Obviously exercise comes at the top of the chart. The majority of the general population looking to become more fit versions of themselves almost always initially avoid weightlifting. They avoid it because it’s intimidating. I know when I first started lifting it was in my basement because I was self conscious about the weight (or there lack of) I was moving. Not only that, I asked myself how I could compete with the guy benching 500 lbs. It quickly stopped being about competing and comparing myself to other people and became more about competing and comparing with myself from last month.
In that time frame I ended up putting a lot of muscle back on from my high school days. What happens when you put more muscle on? You increase the amount of energy needed to fuel that muscle. When you do that you increase your insulin sensitivity to be able to move glucose to the muscle quicker.
Here’s the cool thing about the human body, you can hack it to make it believe that something is going to happen, when it isn’t. For example, try eating less, in theory you should be losing weight. But your body is in such a caloric deficit that it thinks it’s starving and ends up packing all the calories you do eat away as fat. What about if we could reverse that?

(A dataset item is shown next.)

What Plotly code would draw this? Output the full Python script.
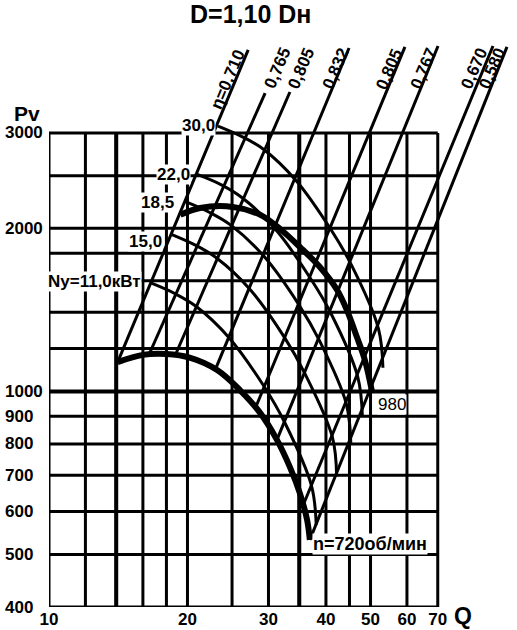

Endurance exercise such as running is also very good for increasing insulin sensitivity. Because you are using muscles that are constantly requiring glucose, you trick the body into believing that your muscles will still need that insulin sensitivity when your not running. Here’s the downside, it only works on muscles that are trained in that fashion which will likely be just your lower body.

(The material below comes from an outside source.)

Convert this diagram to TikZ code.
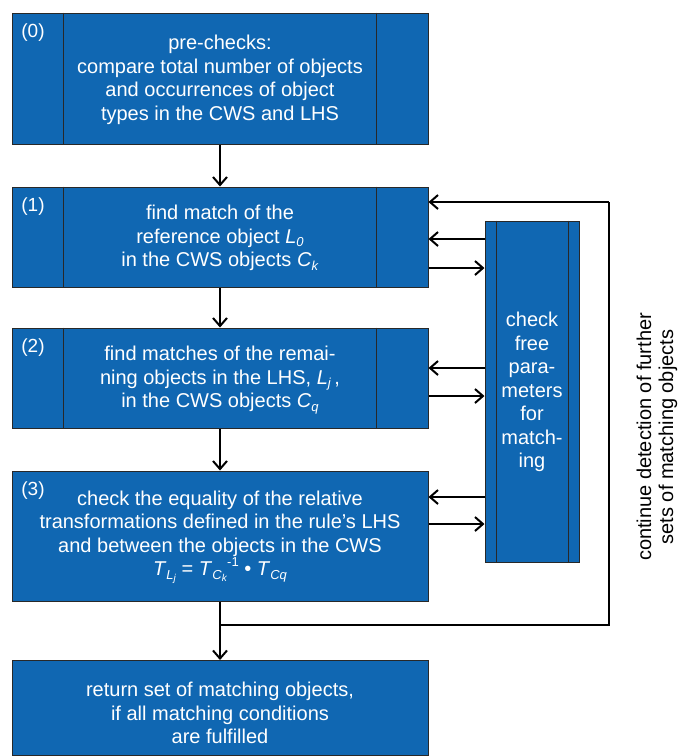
\documentclass[tikz,border=0pt]{standalone}
\usepackage{fontspec}
\setmainfont{Liberation Sans}
\usetikzlibrary{arrows.meta,calc}
\definecolor{boxblue}{RGB}{16,103,178}
\definecolor{boxline}{RGB}{40,40,40}
\newcommand\subA[1]{\raisebox{-0.35ex}{\fontsize{13}{13}\selectfont #1}}
\newcommand\subB[1]{\raisebox{-0.3ex}{\fontsize{10}{10}\selectfont #1}}
\begin{document}
\begin{tikzpicture}[x=1pt,y=-1pt,
  box/.style={draw=boxline,line width=1pt,fill=boxblue,inner sep=0pt,anchor=center},
  txt/.style={text=white,align=center,font=\fontsize{20}{23.5}\selectfont},
  lbl/.style={text=white,font=\fontsize{19}{22}\selectfont,anchor=center},
  inner/.style={draw=boxline,line width=1pt},
  arr/.style={draw=black,line width=2pt,-{Straight Barb[length=8pt,width=14pt,line width=2pt]}},
  ln/.style={draw=black,line width=2pt}]
\useasboundingbox (0,0) rectangle (680,756);
% boxes
\node[box,minimum width=416pt,minimum height=131pt] (b0) at (220,78.5) {};
\node[box,minimum width=416pt,minimum height=100pt] (b1) at (220,237) {};
\node[box,minimum width=416pt,minimum height=100pt] (b2) at (220,378) {};
\node[box,minimum width=416pt,minimum height=130pt] (b3) at (220,536) {};
\node[box,minimum width=416pt,minimum height=95pt] (b4) at (220,708) {};
\node[box,minimum width=94pt,minimum height=341pt] (chk) at (532,391.5) {};
% inner lines
\foreach \b in {b0,b1,b2}{
  \draw[inner] ([xshift=52pt]\b.north west) -- ([xshift=52pt]\b.south west);
  \draw[inner] ([xshift=-52pt]\b.north east) -- ([xshift=-52pt]\b.south east);
}
\draw[inner] ([xshift=12pt]chk.north west) -- ([xshift=12pt]chk.south west);
\draw[inner] ([xshift=-11pt]chk.north east) -- ([xshift=-11pt]chk.south east);
% labels
\node[lbl] (l0) at (33,33) {(0)};
\node[lbl] (l1) at (33,207) {(1)};
\node[lbl] (l2) at (33,348) {(2)};
\node[lbl] (l3) at (33,491) {(3)};
% texts
\node[txt] (t0) at (220,80) {pre-checks:\\compare total number of objects\\and occurrences of object\\types in the CWS and LHS};
\node[txt] (t1) at (220,238) {find match of the\\reference object \textit{L}\subA{\textit{0}}\\in the CWS objects \textit{C}\subA{\textit{k}}};
\node[txt] (t2) at (220,380) {find matches of the remai-\\ning objects in the LHS, \textit{L}\subA{\textit{j}}\,,\\in the CWS objects \textit{C}\subA{\textit{q}}};
\node[txt] (t3) at (220,537) {check the equality of the relative\\transformations defined in the rule's LHS\\and between the objects in the CWS\\\textit{T}\subA{\textit{L}\subB{\textit{j}}} = \textit{T}\subA{\textit{C}\subB{\textit{k}}}\raisebox{0.9ex}{\fontsize{13}{13}\selectfont -1} \textbullet{} \textit{T}\subA{\textit{Cq}}};
\node[txt] (t4) at (220,713) {return set of matching objects,\\if all matching conditions\\are fulfilled};
\node[txt] (tc) at (532,392) {check\\free\\para-\\meters\\for\\match-\\ing};
\node[align=center,rotate=90,font=\fontsize{20}{22}\selectfont] (side) at (657,437) {continue detection of further\\sets of matching objects};
% main flow
\draw[arr] (b0) -- (b1);
\draw[arr] (b1) -- (b2);
\draw[arr] (b2) -- (b3);
\draw[arr] (b3) -- (b4);
% loop back
\coordinate (j) at (220,625);
\coordinate (r1) at (609,625);
\coordinate (r2) at (609,202);
\draw[ln] (j) -- (r1) -- (r2);
\draw[arr] (r2) -- (b1.east |- r2);
% check arrows
\draw[arr] (chk.west |- 0,239) -- (b1.east |- 0,239);
\draw[arr] (b1.east |- 0,268) -- (chk.west |- 0,268);
\draw[arr] (chk.west |- 0,368) -- (b2.east |- 0,368);
\draw[arr] (b2.east |- 0,396) -- (chk.west |- 0,396);
\draw[arr] (chk.west |- 0,497) -- (b3.east |- 0,497);
\draw[arr] (b3.east |- 0,524) -- (chk.west |- 0,524);
\end{tikzpicture}
\end{document}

Remember what I said above about bio hacking? With those people that are insulin resistant, it takes more insulin to clear the glucose in their blood so how do we reverse this? By tricking the body into thinking it won’t be getting glucose! Use a high protein, low carbohydrate diet and the body will be start responding more efficiently to the lower amount of glucose entering the blood stream. Now, I’m not talking low carbohydrates as in either 20g or 50g, you need to be the judge about how active your lifestyle is and how many grams of carbs you will need to be able to properly recover from a bout of training.
When choosing foods in which to get carbohydrates from, choose food sources that come from unrefined whole foods. These whole grain food sources will not spike your insulin like refined breads will. Helping your insulin sensitivity comes from training it not to dump large amounts of insulin into the blood stream on a regular basis.
Cut Out Fructose
Aside from 1-2 pieces of whole fruit a day, you should be cutting fructose out of your diet. You should be getting rid of high fructose corn syrup, sugar, fruit smoothies, fruit juice, fructose sweeteners and dried fruit.
This is probably the most interesting. Fructose doesn’t stimulate the release of insulin the same way glucose does. Instead it is metabolized by the liver and when eaten in higher quantities that the liver can handle, it causes metabolic problems, interferes with insulin signaling and get stored directly as fat. That kind of sucks.
Insulin sensitivity is a great tool to help you get lean and make your body more efficient at shuttling energy to your muscle. By following these tips you can begin to implement them and train your body to have more insulin sensitivity and fight the insulin resistance that is currently causing a widespread epidemic in the United States.